Den Abschluss des Seminars bildetet die Teilnahme an einem multireligiösen Gebet, das unter dem Motto „Faiths United for the Planet“ im Bewusstsein der kollektiven Verantwortung der Religionen für die Zukunft der Welt jeden Donnerstagnachmittag im Bonner Münster stattfindet. An dem gemeinsamen Gebet nahmen die Stipendiatinnen und Stipendiaten, Mitarbeitende aus unserer Geschäftsstelle sowie zahlreiche Bonnerinnen und Bonner teil, um ein gemeinsames Zeichen für Frieden und Versöhnung zu setzen. Das Gebet ist Teil der Kooperationsplattform zwischen der Rheinischen Friedrich-Wilhelms-Universität Bonn und der Münsterpfarrei und wurde von Prof. Dr. Klaus von Stosch, Leiter des Bonner Zentrums für Komparative Theologie der Universität Bonn, initiiert. Der KAAD unterstützt dieses Projekt durch Mitwirkung und Teilnahme.
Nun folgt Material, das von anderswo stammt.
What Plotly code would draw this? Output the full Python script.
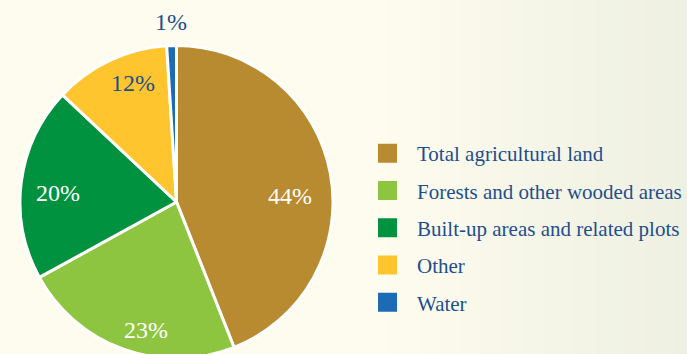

Vor dem Hintergrund der weltweiten bewaffneten Konflikte und Kriege ist der KAAD von dem friedensstiftenden Potential von Religion überzeugt, denn ein Auftrag der Religionen liegt darin, das Verbindende zwischen den verschiedenen Glaubensrichtungen zu suchen – um Feindschaften zu beenden, Differenzen zu überwinden und Impulse für ein friedliches Zusammenleben zu setzen.